The appointment of Mark Carney to succeed Sir Mervin King when he steps down as Governor of the Bank of England in June 2013 came as a complete surprise to the markets, the press and even the bookies – not least because the current Canadian Central Bank head had, some weeks earlier, ruled himself out of contention.
In common with anyone else – he is after all just one of nine votes on the Bank of England’s monetary policy committee – Carney seems unlikely to be able to change the fortunes of an economy or even the policy of a central bank singlehandedly. However, his appointment has been broadly welcomed – particularly as Canada has emerged from the global financial crisis in relatively robust health.

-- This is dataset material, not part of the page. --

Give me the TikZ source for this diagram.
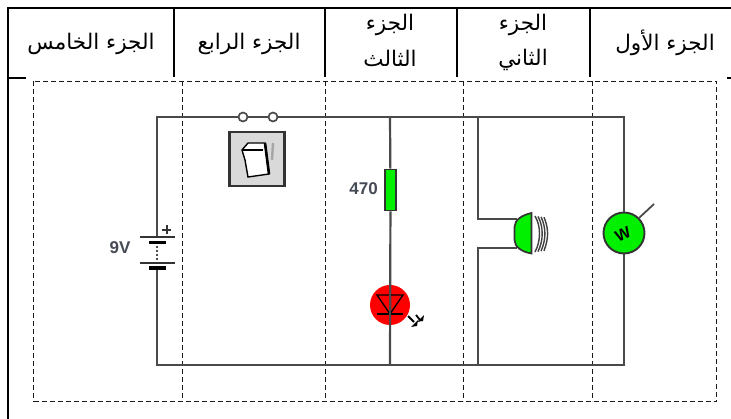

Although, here on The Value Perspective, we would suggest the jury should probably still be out on how much that is down to Carney and how much to the enormous natural resources boom the country has enjoyed, we would – on the back of his record as bank of Canada Governor over the last four years – paint his appointment as potentially good news for UK banks and their investors.
While in no way wishing to imply UK banks will immediately follow the example of their Canadian counterparts the moment Carney turns up at Threadneedle Street on 1 July, we would note Canadian banks have become highly profitable during his term of office. Furthermore, they seemingly enjoy lower levels of competition than in the UK and are currently able to pay dividends even though their capital bases are actually worse than those of their UK counterparts.
Arguably most importantly, Carney is also Chairman of the G20’s financial stability board, in which capacity he has overseen the setting of the Basel III international banking regulations. As such it would seem inconsistent, to say the least, were he then to insist any rules governing UK banks be more demanding than those he felt appropriate for the rest of the world.
In the end, banks are what they are and the UK political system is what it is. It is certainly interesting Chancellor George Osborne chose to look beyond the candidates from within the UK establishment and opt for a fresh perspective and, as an indication of what that perspective may be; we will end with a quote from the man himself.
Speaking in Montreal at the start of November, Carney said: “more intensive and effective supervision will reinforce internal governance and risk management. But the point is not to pile up capital and other regulatory capital requirements so high that banks are never heard from again as either a source of risk or credit to the real economy.”